Around the world, economic losses due to hurricanes continue for decades after disastrous storms strike, and the losses are not alleviated by spending on reconstruction and may climb with storms that are intensified by climate change. These are among the key findings of a new study co-authored by a UC Berkeley, economist and public policy professor.
The study debunks the popularly held belief that environmental disasters disrupt business only for a few months, or at most for a couple of years, and have no long-term effects.
“Long after we forget about a storm, it continues to affect us. We are poorer today because we were hit by Andrew and Katrina years ago, and we’ll be feeling the effect of Sandy for decades,” said Solomon Hsiang, an assistant professor at Berkeley’s Goldman School of Public Policy.
He and study co-author Amir Jina, a visiting researcher at Berkeley this year and a doctoral student at Columbia University, lay out their findings in “The Causal Effect of Environmental Catastrophe on Long-Run Economic Growth: Evidence From 6,700 Cyclones,” a study released today (Monday, Aug. 4) by the National Bureau of Economic Research (NBER).
It’s not politics vs. environment
“We absolutely think political institutions and public policy matter for economic performance,” said Jina, “but what our results show is that the environment also matters, and in a big way.”
Cyclones affect 35 percent of the world’s population living in 102 countries. Europe is hardly ever hit by hurricanes, but coastal countries in North America, East Asia and Oceania are struck with much more frequency.
And when a cyclone does hit, in a single day it can undo years of economic development, according to the new study, which found that the type of cyclone that comes along every 10 years reduces per capita incomes by 7.4 percent two decades later. This is akin to rewinding an economy 3.7 years.
In total, Hsiang and Jina estimate that the thousands of storm strikes around the world over the last 60 years slowed the annual growth rate of the global gross domestic product (GDP) by about 1.3 percent. The researchers found that after a cyclone strikes, a country’s economic growth slows a little bit each of the next 15 years before stabilizing.
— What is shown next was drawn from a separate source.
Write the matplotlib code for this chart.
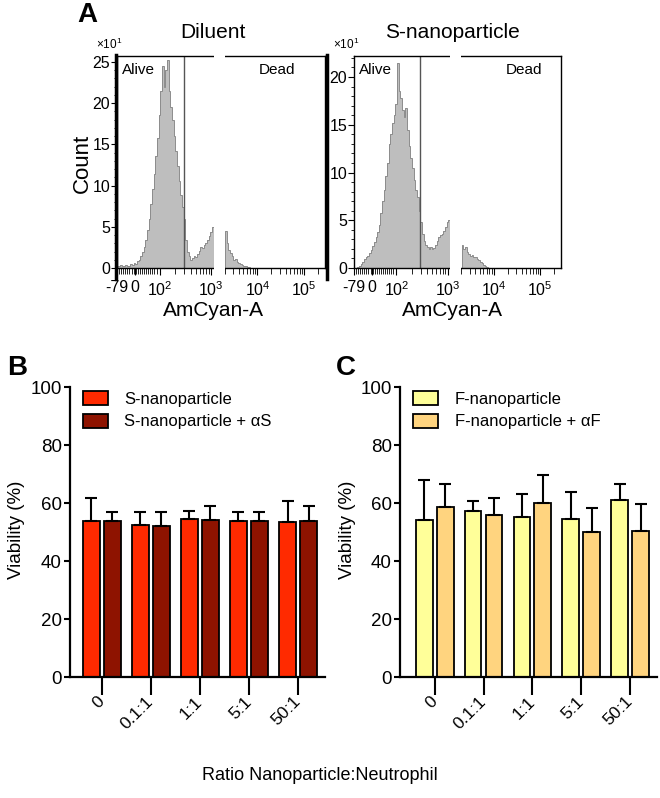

This causes countries to be poorer for decades, in comparison to if the storm never struck.
One of the most important findings in the study is the long-lasting effect of hurricanes.
“This result reshapes our understanding of disaster’s human impact from a short-lived period of destruction and recovery to a multi-decade alteration of a country’s future,” said Jina. “This means that we need to rethink disaster policy – focusing much more on the long-term.”
The researchers also suggest that governments might invest more in adaptive, protective technologies that will minimize economic and other disruptions caused by a cyclone.
Wealth of nations
Meanwhile, climate change is predicted to change the frequency and intensity of tropical cyclones, making the economic costs even larger over the rest of the 21st century. Some of the researchers’ estimates of monetary damages include the following losses:
- In the United States, 6 percent of current GDP, or $860 billion
- In China, 13 percent of current GDP, or $1.4 trillion
- In Mexico, 17 percent of current GDP, or $260 billion
- In South Korea, 73 percent of current GDP, or $1 trillion
- In the Philippines, 83 percent of current GDP, or $300 billion
- Worldwide, $9.7 trillion
Both Hsiang and Jina were co-authors of the American Climate Prospectus, a detailed analysis of the economic costs of climate change that generated worldwide headlines when it was released last month.
Hsiang and Jina said their study led them to reject three common theories about environmental disasters like cyclones: the “creative destruction” idea that disasters temporarily stimulate economies due to increased demand for goods and services as people replace what’s been lost and get international aid; that people “build back better” and boost economic performance through vigorous reconstruction; and the “full recovery” idea that economic performance declines initially, but rebounds. They suggest insurance and borrowing money just change when populations pay for losses, but they don’t cause the losses to disappear. Rich countries and poor countries seem to behave the same way when struck by a cyclone.
“Because the economy doesn’t bounce back after a disaster, we are left living with the consequences of our actions today for a generation,” said Hsiang. “That means there are huge gains to implementing smart policies now.”
A comprehensive global history
The researchers’ work, which represents the first comprehensive history of global hurricane exposure, analyzed the economic impact of cyclones in painstaking detail.
The two amassed data with all countries’ exposure to cyclones based on ground-, ship- and satellite-based meteorological observations, and they used a physical model to recreate the wind intensity at every point on the planet’s surface for nearly 7,000 cyclones since 1950. Next, this huge amount of data was combined with economic datasets for statistical analysis.
The researchers were able to compare each country’s economic performance just before the cyclone and its performance right afterward, as well as the gradual, long-term economic impacts that previously could not be seen with smaller datasets.
“This is an example of big data teaching us about the world and helping us design better global policies,” said Hsiang.
“If you’re one of the countries that gets hit over and over again, like the Philippines or Haiti, you have to grow your economy fast just to stay in place,” Hsiang said. “For these countries, growing an economy is like building a sandcastle at the beach. You add to it bit by bit, but if your castle is hit by a wave, you can lose a lot in a flash. You keep building, but each wave sets you back.”